#### WHAT IS ASKED:
Reproduce the full listing below unchanged, apart from the pictures.

#### SUPPLIED INFORMATION:
# # # #
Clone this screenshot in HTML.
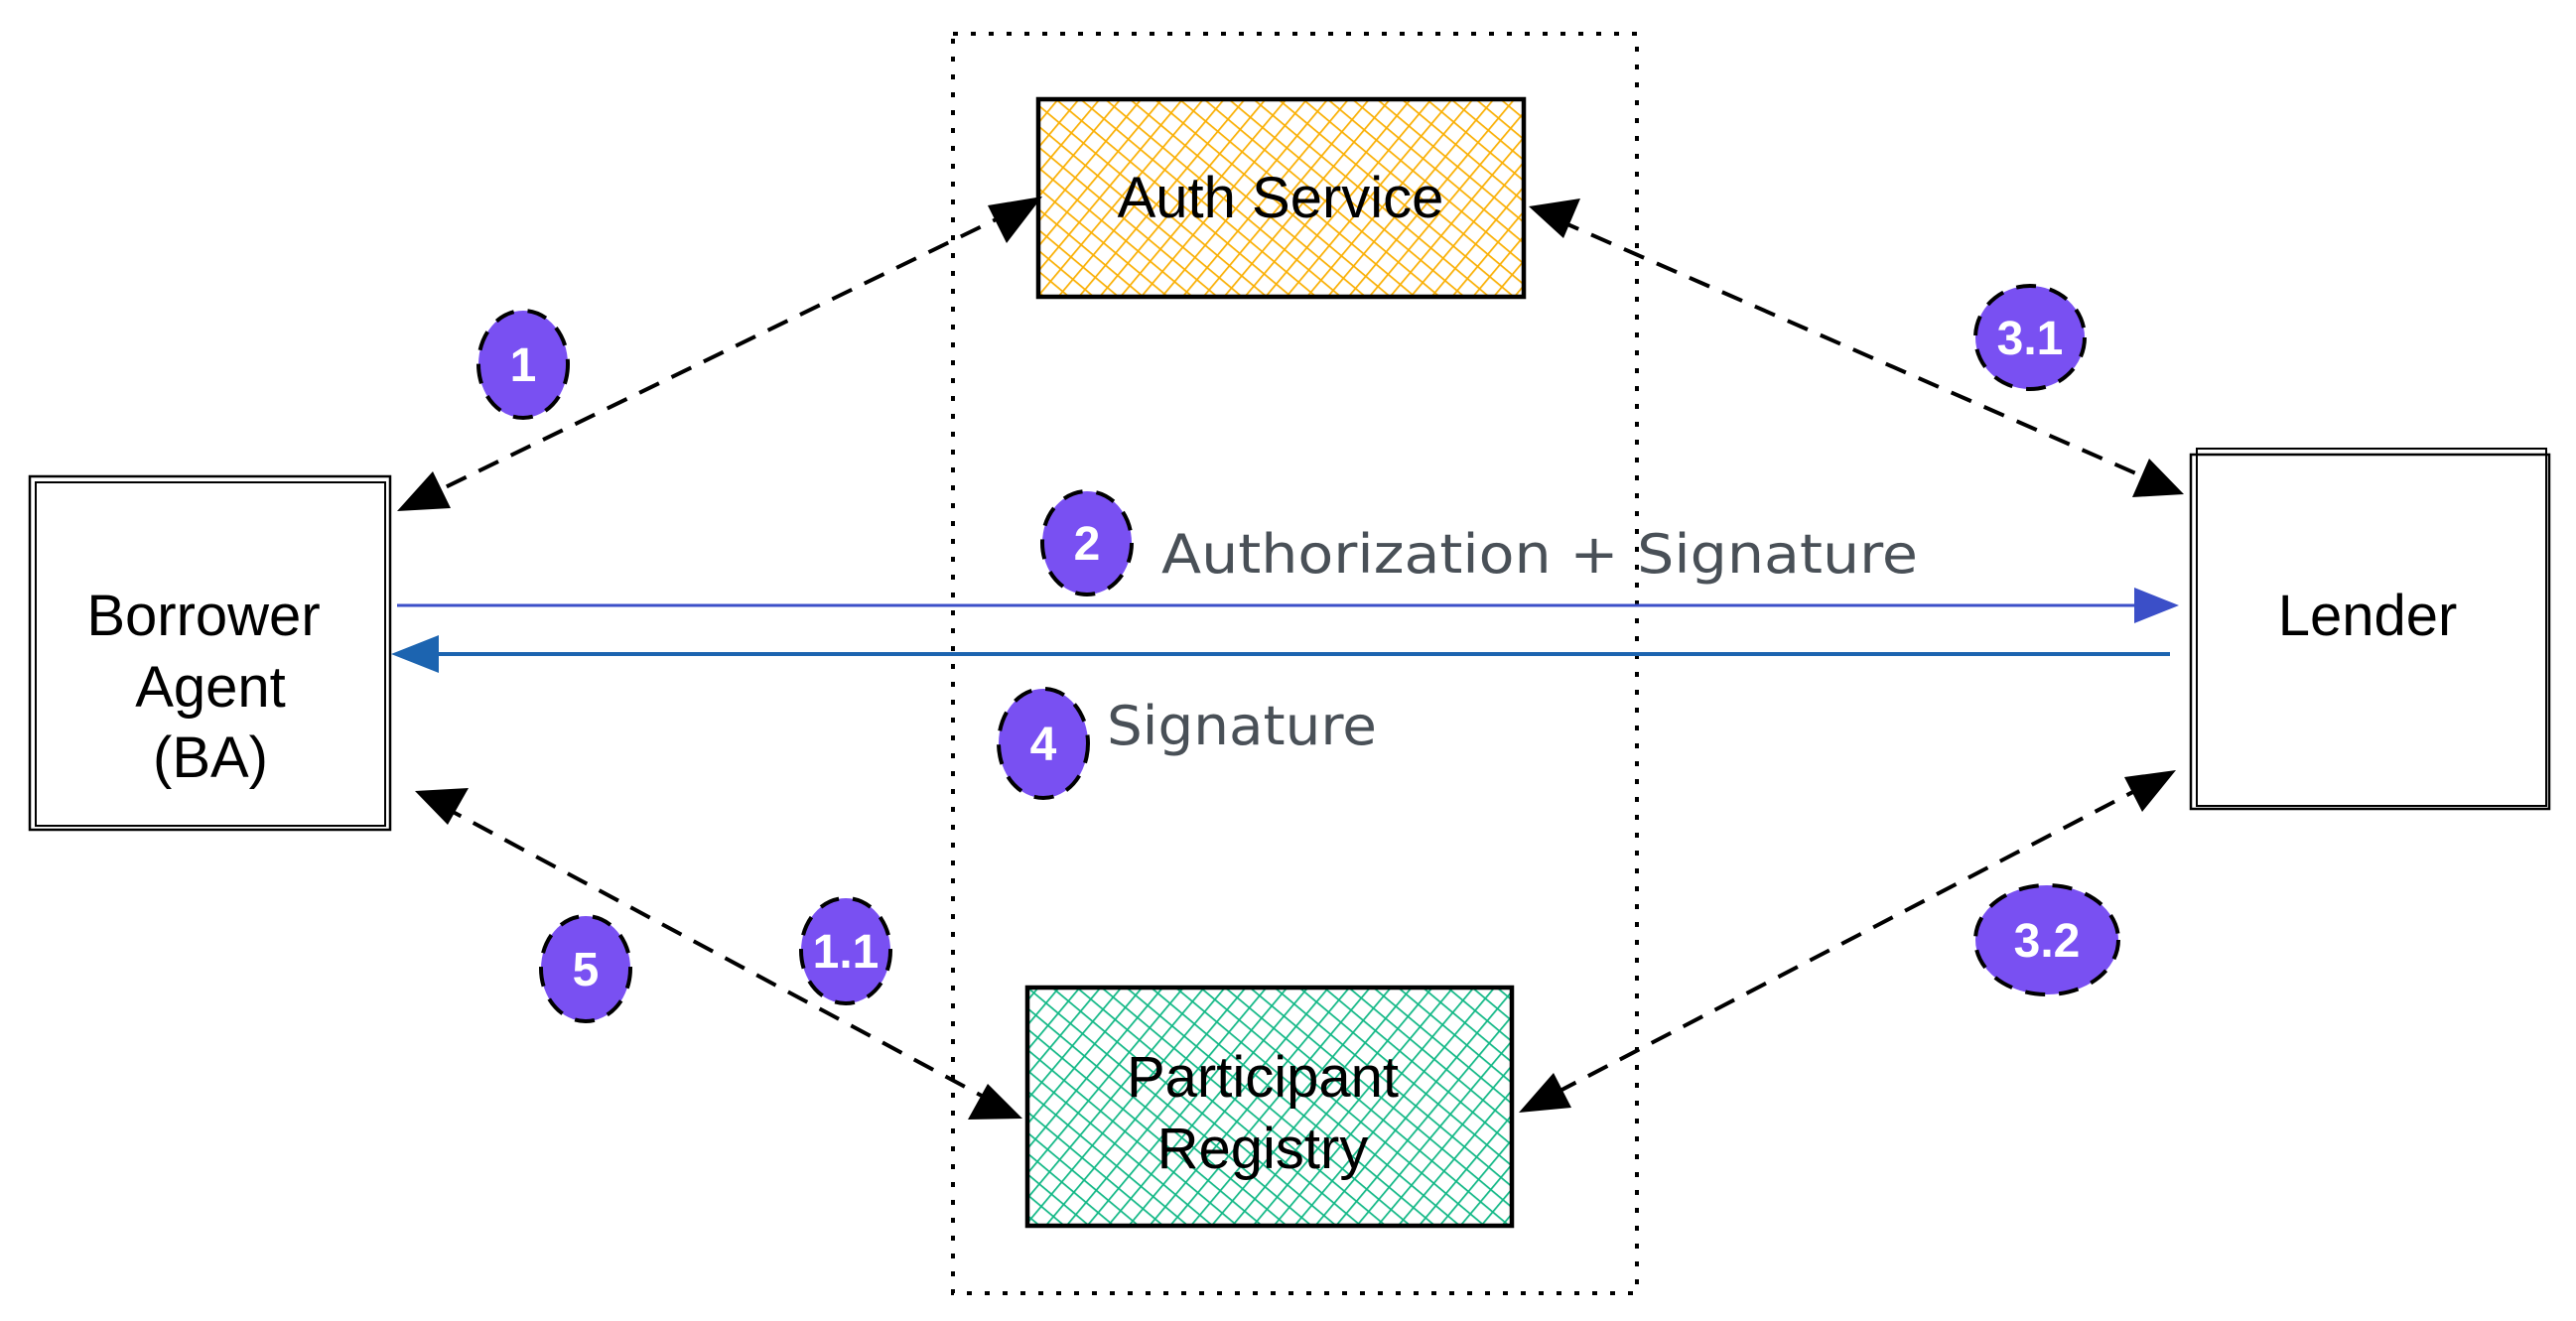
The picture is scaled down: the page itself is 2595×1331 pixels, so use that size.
<!DOCTYPE html>
<html><head><meta charset="utf-8"><style>
html,body{margin:0;padding:0;background:#fff;}
svg{display:block;}
.t{font-family:"Liberation Sans",sans-serif;font-size:58px;fill:#000;text-anchor:middle;}
.h{font-family:"DejaVu Sans","Liberation Sans",sans-serif;font-size:54px;fill:#495057;}
.b{font-family:"Liberation Sans",sans-serif;font-size:48px;fill:#fff;text-anchor:middle;font-weight:bold;}
</style></head><body>
<svg width="2595" height="1331" viewBox="0 0 2595 1331" xmlns="http://www.w3.org/2000/svg">
<defs>
<pattern id="py" width="16" height="16" patternUnits="userSpaceOnUse" patternTransform="rotate(40)">
<rect width="16" height="16" fill="#fff"/>
<line x1="0" y1="0" x2="0" y2="16" stroke="#fab005" stroke-width="3.5"/>
<line x1="0" y1="0" x2="16" y2="0" stroke="#fab005" stroke-width="3.5"/>
</pattern>
<pattern id="pg" width="16" height="16" patternUnits="userSpaceOnUse" patternTransform="rotate(40)">
<rect width="16" height="16" fill="#fff"/>
<line x1="0" y1="0" x2="0" y2="16" stroke="#12b886" stroke-width="3.5"/>
<line x1="0" y1="0" x2="16" y2="0" stroke="#12b886" stroke-width="3.5"/>
</pattern>
</defs>
<!-- container -->
<rect x="960" y="34" width="689" height="1269" fill="none" stroke="#000" stroke-width="4" stroke-dasharray="5 13"/>
<!-- Auth Service -->
<rect x="1046" y="100" width="489" height="199" fill="url(#py)" stroke="#000" stroke-width="4.5"/>
<text class="t" x="1290" y="219">Auth Service</text>
<!-- Participant Registry -->
<rect x="1035" y="995" width="488" height="240" fill="url(#pg)" stroke="#000" stroke-width="4.5"/>
<text class="t" x="1272" y="1105">Participant</text>
<text class="t" x="1272" y="1177">Registry</text>
<!-- BA -->
<rect x="30" y="480" width="363" height="356" fill="none" stroke="#000" stroke-width="2.5"/>
<rect x="36" y="486" width="352" height="346" fill="none" stroke="#000" stroke-width="2"/>
<text class="t" x="205" y="640">Borrower</text>
<text class="t" x="212" y="712">Agent</text>
<text class="t" x="212" y="783">(BA)</text>
<!-- Lender -->
<rect x="2207" y="458" width="361" height="357" fill="none" stroke="#000" stroke-width="2.5"/>
<rect x="2213" y="452" width="352" height="360" fill="none" stroke="#000" stroke-width="2"/>
<text class="t" x="2385" y="640">Lender</text>
<!-- dashed arrows -->
<g stroke="#000" stroke-width="4" stroke-dasharray="22 14" fill="none">
<line x1="1020" y1="213" x2="430" y2="500"/>
<line x1="1570" y1="222" x2="2170" y2="485"/>
<line x1="2162" y1="791" x2="1560" y2="1105"/>
<line x1="445" y1="812" x2="1000" y2="1110"/>
</g>
<g fill="#000">
<path d="M1050,198 L995,207 L1014,245 z"/>
<path d="M400,515 L436,475 L454,512 z"/>
<path d="M1540,208 L1592,200 L1575,240 z"/>
<path d="M2200,498 L2148,501 L2165,462 z"/>
<path d="M2192,776 L2158,818 L2140,783 z"/>
<path d="M1530,1121 L1565,1081 L1583,1116 z"/>
<path d="M418,797 L472,794 L451,831 z"/>
<path d="M1030,1127 L975,1128 L995,1092 z"/>
</g>
<!-- blue lines -->
<line x1="400" y1="610" x2="2160" y2="610" stroke="#3b4fc8" stroke-width="3"/>
<path d="M2195,610 L2150,592 L2150,628 z" fill="#3b4fc8"/>
<line x1="2186" y1="659" x2="430" y2="659" stroke="#1c64b0" stroke-width="4"/>
<path d="M394,659 L442,640 L442,678 z" fill="#1c64b0"/>
<!-- labels -->
<text class="h" x="1170" y="577" textLength="762" lengthAdjust="spacingAndGlyphs">Authorization + Signature</text>
<text class="h" x="1115" y="750" textLength="272" lengthAdjust="spacingAndGlyphs">Signature</text>
<!-- badges -->
<g fill="#7950f2" stroke="#000" stroke-width="4" stroke-dasharray="20 14">
<ellipse cx="527" cy="367" rx="45" ry="54"/>
<ellipse cx="1095" cy="547" rx="45" ry="52"/>
<ellipse cx="1051" cy="749" rx="45" ry="55"/>
<ellipse cx="590" cy="976" rx="45" ry="53"/>
<ellipse cx="852" cy="958" rx="45" ry="53"/>
<ellipse cx="2045" cy="340" rx="55" ry="52"/>
<ellipse cx="2062" cy="947" rx="72" ry="55"/>
</g>
<text class="b" x="527" y="384">1</text>
<text class="b" x="1095" y="564">2</text>
<text class="b" x="1051" y="766">4</text>
<text class="b" x="590" y="993">5</text>
<text class="b" x="852" y="975">1.1</text>
<text class="b" x="2045" y="357">3.1</text>
<text class="b" x="2062" y="964">3.2</text>
</svg>
</body></html>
# # # #
#### RESPONSE BELOW:
Clone this screenshot in HTML.
The picture is scaled down: the page itself is 2595×1331 pixels, so use that size.
<!DOCTYPE html>
<html><head><meta charset="utf-8"><style>
html,body{margin:0;padding:0;background:#fff;}
svg{display:block;}
.t{font-family:"Liberation Sans",sans-serif;font-size:58px;fill:#000;text-anchor:middle;}
.h{font-family:"DejaVu Sans","Liberation Sans",sans-serif;font-size:54px;fill:#495057;}
.b{font-family:"Liberation Sans",sans-serif;font-size:48px;fill:#fff;text-anchor:middle;font-weight:bold;}
</style></head><body>
<svg width="2595" height="1331" viewBox="0 0 2595 1331" xmlns="http://www.w3.org/2000/svg">
<defs>
<pattern id="py" width="16" height="16" patternUnits="userSpaceOnUse" patternTransform="rotate(40)">
<rect width="16" height="16" fill="#fff"/>
<line x1="0" y1="0" x2="0" y2="16" stroke="#fab005" stroke-width="3.5"/>
<line x1="0" y1="0" x2="16" y2="0" stroke="#fab005" stroke-width="3.5"/>
</pattern>
<pattern id="pg" width="16" height="16" patternUnits="userSpaceOnUse" patternTransform="rotate(40)">
<rect width="16" height="16" fill="#fff"/>
<line x1="0" y1="0" x2="0" y2="16" stroke="#12b886" stroke-width="3.5"/>
<line x1="0" y1="0" x2="16" y2="0" stroke="#12b886" stroke-width="3.5"/>
</pattern>
</defs>
<!-- container -->
<rect x="960" y="34" width="689" height="1269" fill="none" stroke="#000" stroke-width="4" stroke-dasharray="5 13"/>
<!-- Auth Service -->
<rect x="1046" y="100" width="489" height="199" fill="url(#py)" stroke="#000" stroke-width="4.5"/>
<text class="t" x="1290" y="219">Auth Service</text>
<!-- Participant Registry -->
<rect x="1035" y="995" width="488" height="240" fill="url(#pg)" stroke="#000" stroke-width="4.5"/>
<text class="t" x="1272" y="1105">Participant</text>
<text class="t" x="1272" y="1177">Registry</text>
<!-- BA -->
<rect x="30" y="480" width="363" height="356" fill="none" stroke="#000" stroke-width="2.5"/>
<rect x="36" y="486" width="352" height="346" fill="none" stroke="#000" stroke-width="2"/>
<text class="t" x="205" y="640">Borrower</text>
<text class="t" x="212" y="712">Agent</text>
<text class="t" x="212" y="783">(BA)</text>
<!-- Lender -->
<rect x="2207" y="458" width="361" height="357" fill="none" stroke="#000" stroke-width="2.5"/>
<rect x="2213" y="452" width="352" height="360" fill="none" stroke="#000" stroke-width="2"/>
<text class="t" x="2385" y="640">Lender</text>
<!-- dashed arrows -->
<g stroke="#000" stroke-width="4" stroke-dasharray="22 14" fill="none">
<line x1="1020" y1="213" x2="430" y2="500"/>
<line x1="1570" y1="222" x2="2170" y2="485"/>
<line x1="2162" y1="791" x2="1560" y2="1105"/>
<line x1="445" y1="812" x2="1000" y2="1110"/>
</g>
<g fill="#000">
<path d="M1050,198 L995,207 L1014,245 z"/>
<path d="M400,515 L436,475 L454,512 z"/>
<path d="M1540,208 L1592,200 L1575,240 z"/>
<path d="M2200,498 L2148,501 L2165,462 z"/>
<path d="M2192,776 L2158,818 L2140,783 z"/>
<path d="M1530,1121 L1565,1081 L1583,1116 z"/>
<path d="M418,797 L472,794 L451,831 z"/>
<path d="M1030,1127 L975,1128 L995,1092 z"/>
</g>
<!-- blue lines -->
<line x1="400" y1="610" x2="2160" y2="610" stroke="#3b4fc8" stroke-width="3"/>
<path d="M2195,610 L2150,592 L2150,628 z" fill="#3b4fc8"/>
<line x1="2186" y1="659" x2="430" y2="659" stroke="#1c64b0" stroke-width="4"/>
<path d="M394,659 L442,640 L442,678 z" fill="#1c64b0"/>
<!-- labels -->
<text class="h" x="1170" y="577" textLength="762" lengthAdjust="spacingAndGlyphs">Authorization + Signature</text>
<text class="h" x="1115" y="750" textLength="272" lengthAdjust="spacingAndGlyphs">Signature</text>
<!-- badges -->
<g fill="#7950f2" stroke="#000" stroke-width="4" stroke-dasharray="20 14">
<ellipse cx="527" cy="367" rx="45" ry="54"/>
<ellipse cx="1095" cy="547" rx="45" ry="52"/>
<ellipse cx="1051" cy="749" rx="45" ry="55"/>
<ellipse cx="590" cy="976" rx="45" ry="53"/>
<ellipse cx="852" cy="958" rx="45" ry="53"/>
<ellipse cx="2045" cy="340" rx="55" ry="52"/>
<ellipse cx="2062" cy="947" rx="72" ry="55"/>
</g>
<text class="b" x="527" y="384">1</text>
<text class="b" x="1095" y="564">2</text>
<text class="b" x="1051" y="766">4</text>
<text class="b" x="590" y="993">5</text>
<text class="b" x="852" y="975">1.1</text>
<text class="b" x="2045" y="357">3.1</text>
<text class="b" x="2062" y="964">3.2</text>
</svg>
</body></html>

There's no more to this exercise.